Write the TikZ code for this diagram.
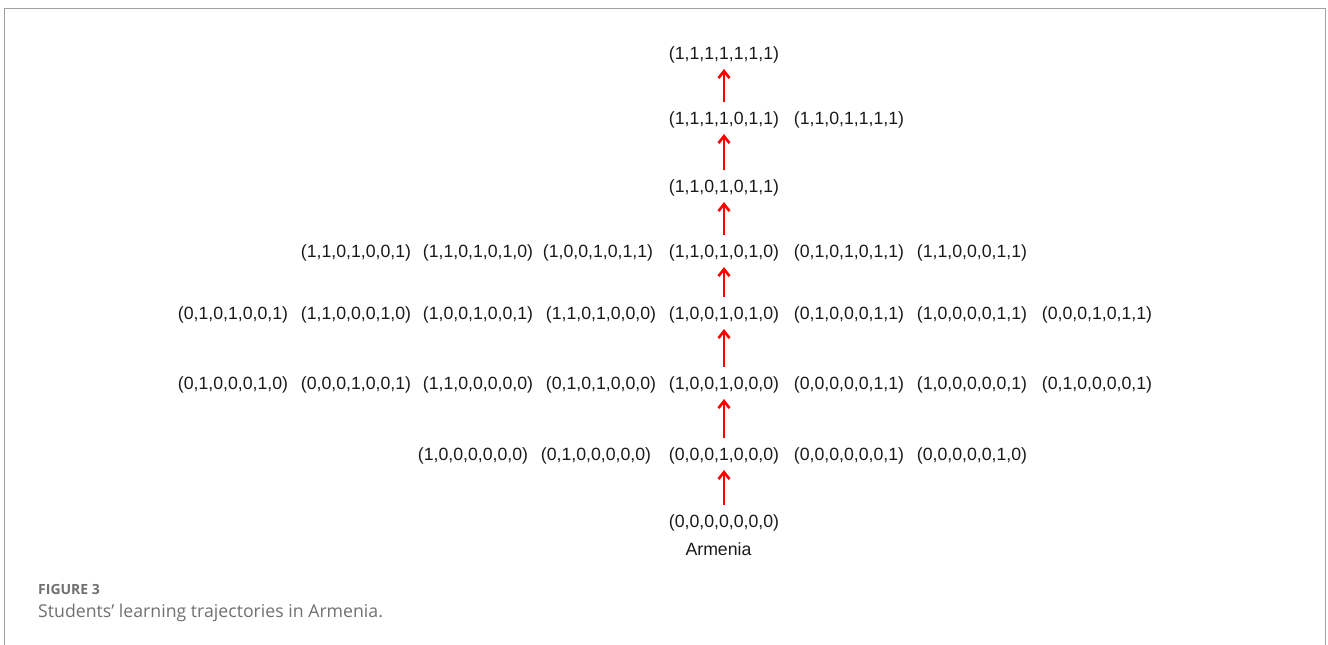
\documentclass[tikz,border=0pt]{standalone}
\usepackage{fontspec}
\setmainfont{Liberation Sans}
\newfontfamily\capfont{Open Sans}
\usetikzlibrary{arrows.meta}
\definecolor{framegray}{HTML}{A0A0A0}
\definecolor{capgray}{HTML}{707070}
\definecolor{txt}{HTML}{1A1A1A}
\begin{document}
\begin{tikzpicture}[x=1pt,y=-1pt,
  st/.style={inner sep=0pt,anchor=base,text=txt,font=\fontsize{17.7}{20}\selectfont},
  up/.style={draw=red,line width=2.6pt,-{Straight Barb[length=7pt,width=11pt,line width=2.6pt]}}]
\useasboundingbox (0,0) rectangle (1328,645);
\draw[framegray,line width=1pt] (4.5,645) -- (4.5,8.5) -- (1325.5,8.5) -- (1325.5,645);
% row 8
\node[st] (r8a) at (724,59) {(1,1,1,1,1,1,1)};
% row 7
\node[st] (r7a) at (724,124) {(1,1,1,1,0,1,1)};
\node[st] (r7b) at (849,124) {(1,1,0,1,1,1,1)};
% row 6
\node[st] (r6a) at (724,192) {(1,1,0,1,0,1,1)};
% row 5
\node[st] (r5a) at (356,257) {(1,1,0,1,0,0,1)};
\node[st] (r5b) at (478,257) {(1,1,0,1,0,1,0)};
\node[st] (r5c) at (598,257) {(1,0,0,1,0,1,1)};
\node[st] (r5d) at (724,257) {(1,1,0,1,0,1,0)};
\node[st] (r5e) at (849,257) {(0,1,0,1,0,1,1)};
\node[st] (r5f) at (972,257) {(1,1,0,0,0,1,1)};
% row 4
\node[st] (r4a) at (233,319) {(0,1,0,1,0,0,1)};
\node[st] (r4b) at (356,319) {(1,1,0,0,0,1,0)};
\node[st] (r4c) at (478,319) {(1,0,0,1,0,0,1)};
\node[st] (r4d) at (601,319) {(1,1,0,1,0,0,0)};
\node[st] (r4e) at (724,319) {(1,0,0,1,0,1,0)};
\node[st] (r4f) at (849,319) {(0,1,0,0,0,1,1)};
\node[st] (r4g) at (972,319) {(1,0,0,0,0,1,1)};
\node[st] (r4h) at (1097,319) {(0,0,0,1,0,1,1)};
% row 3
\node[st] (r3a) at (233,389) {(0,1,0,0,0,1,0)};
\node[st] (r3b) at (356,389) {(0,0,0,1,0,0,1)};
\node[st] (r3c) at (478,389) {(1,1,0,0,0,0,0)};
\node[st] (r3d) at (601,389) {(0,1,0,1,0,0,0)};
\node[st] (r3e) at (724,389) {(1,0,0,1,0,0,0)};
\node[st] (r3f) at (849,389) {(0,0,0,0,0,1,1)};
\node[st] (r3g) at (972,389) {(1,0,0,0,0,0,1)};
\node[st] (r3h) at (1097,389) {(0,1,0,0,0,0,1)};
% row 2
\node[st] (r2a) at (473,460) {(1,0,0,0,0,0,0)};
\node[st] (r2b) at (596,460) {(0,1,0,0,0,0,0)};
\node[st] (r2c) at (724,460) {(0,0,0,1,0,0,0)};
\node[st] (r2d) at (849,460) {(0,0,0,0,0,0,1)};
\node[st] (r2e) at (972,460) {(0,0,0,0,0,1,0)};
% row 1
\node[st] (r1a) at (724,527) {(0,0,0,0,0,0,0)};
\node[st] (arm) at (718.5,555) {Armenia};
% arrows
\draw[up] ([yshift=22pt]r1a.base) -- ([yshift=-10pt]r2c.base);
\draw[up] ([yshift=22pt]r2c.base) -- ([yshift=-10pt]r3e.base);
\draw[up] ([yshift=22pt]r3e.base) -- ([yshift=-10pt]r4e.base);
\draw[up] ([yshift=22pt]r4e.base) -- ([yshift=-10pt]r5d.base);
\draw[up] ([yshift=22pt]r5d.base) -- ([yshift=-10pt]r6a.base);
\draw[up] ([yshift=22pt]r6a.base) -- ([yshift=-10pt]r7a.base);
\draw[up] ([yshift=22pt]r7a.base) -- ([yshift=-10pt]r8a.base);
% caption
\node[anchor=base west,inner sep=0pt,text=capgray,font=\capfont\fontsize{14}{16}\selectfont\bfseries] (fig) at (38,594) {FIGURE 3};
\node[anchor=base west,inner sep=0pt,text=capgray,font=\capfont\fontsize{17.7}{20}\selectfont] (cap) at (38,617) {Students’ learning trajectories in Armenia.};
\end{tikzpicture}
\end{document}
..............................
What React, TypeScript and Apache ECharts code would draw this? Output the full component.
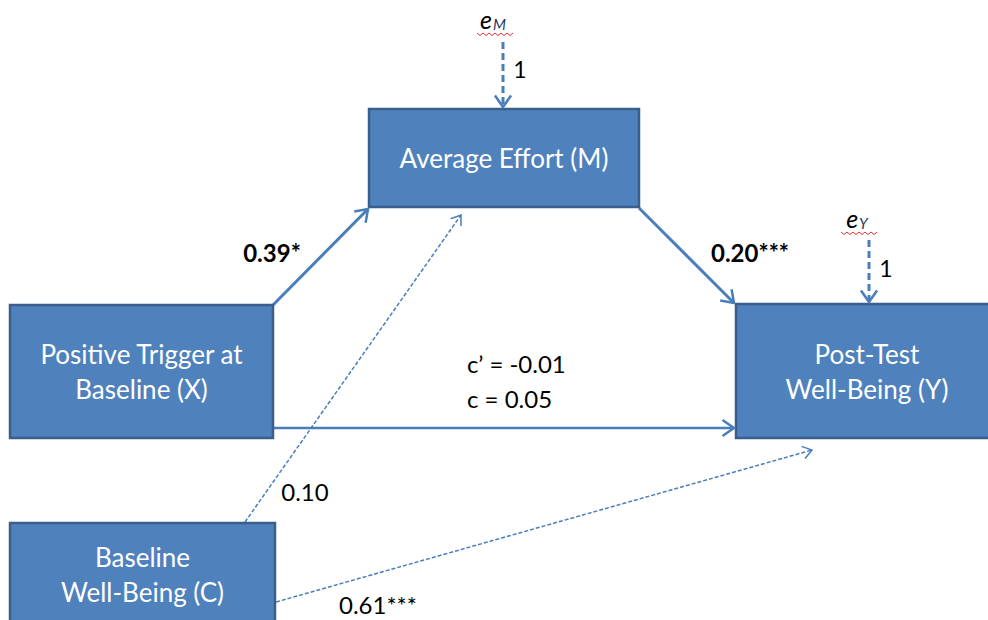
..............................
Look through the listing above and count the lines where the string "code" appears. Report the number only.

2